Every play matters.
Wisconsin head coach Bret Bielema has worked to instill that mentality in his players, and on Saturday, those players provided him with two perfect examples in big moments.
While the Badgers special teams units struggled in coverage for the most part against Arizona State, two big plays on special teams made all the difference as UW came out on top, 20-19, over Arizona State.
"It's the difference between good and bad today," Bielema said. "Every season I reflect back on, there's a handful of plays that determine a game, that determine a season."
Following a touchdown that put Wisconsin up 13-10, Sun Devils returner Kyle Middlebrooks took a Philip Welch kickoff from the 4-yard line and raced for the end zone. With no one in front of him, Middlebrooks looked as though he would score to put ASU back on top heading into the locker room.
Enter Shelton Johnson.
After Dezmen Southward slowed Middlebrooks down, Johnson caught him from behind and made the tackle at the 1-yard line, saving a touchdown as the clock ran out on the first half.
"Honestly, I was just running hoping that I could get him," Johnson said.
The play was remarkably similar to one late in the first quarter, when cornerback Omar Bolden took a Welch kickoff back 97 yards for the touchdown, putting Arizona State up 7-3.
So what was Johnson thinking when it looked to be happening again?
"No, don't let this happen again," Johnson said. "That would've been the second of the game, and it would have been really deflating going into halftime."
Johnson's tackle kept the Badgers up three points at the half, but more importantly, it meant John Clay's third quarter touchdown put them up 20-13, rather than tying the game at 20 apiece. That proved crucial late in the fourth quarter, when the Sun Devils found the end zone for their only offensive touchdown of the game.
With 4:09 remaining, running back Cameron Marshall ran it in from two yards out, which appeared to tie the game for the second time. Instead, the extra point proved to be the deciding factor in game.
Looking to preserve their lead, the Badgers called for a block scheme they had not used yet this season. It worked out, as senior safety Jay Valai got around the left end and made the most of his 5-foot-9 frame, knocking the kick offline on an all-out dive.
"The PAT block is normally unheard of in college football," said ASU head coach Dennis Erickson. "In all my career, I've never seen something like that. The bottom line is they got someone through."
It's hard to argue against the two plays made by Johnson and Valai as being among the biggest of the day for the Badgers.
The two players involved did disagree, however, on who made the more important play.
"Probably Jay's," Johnson answered when asked which play was bigger. "If he didn't make that play, we're probably still playing right now. I definitely think Jay blocking that kick was a huge, huge impact on this game."
Valai, on the other hand, preferred his teammate's touchdown-saving tackle to close out the Badgers' less-than-stellar first half.
"Shelton's just being nice -- that's a touchdown," Valai said. "That's not one point, Shelton stopped six, seven points right there.
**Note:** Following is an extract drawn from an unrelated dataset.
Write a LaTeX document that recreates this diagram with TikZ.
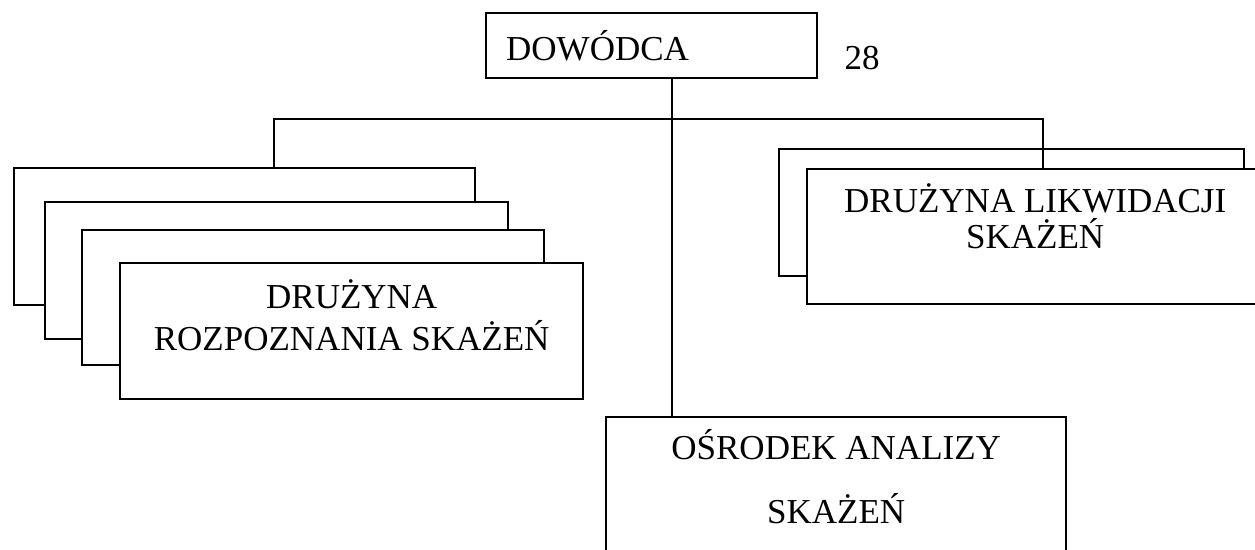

Shelton Johnson made a great play, that's the biggest play of the game."
The key to both plays, though, was effort.
Once Middlebrooks got into the open field, Johnson and Southward easily could have packed it in and headed to the locker room. In the fourth quarter, Valai could have accepted the Sun Devils were going to tie the game and 20 points apiece and put the burden on the offense to come away with the victory.
Instead, both put together the kind of effort expected out of them by the Wisconsin coaching staff, and in the end, it paid huge dividends.
"Football is a game that is comprised of four quarters, 15 minutes each, 60 minutes of playing time," Bielema said. "But really it's 60 minutes of reaction, who reacts better to what happens."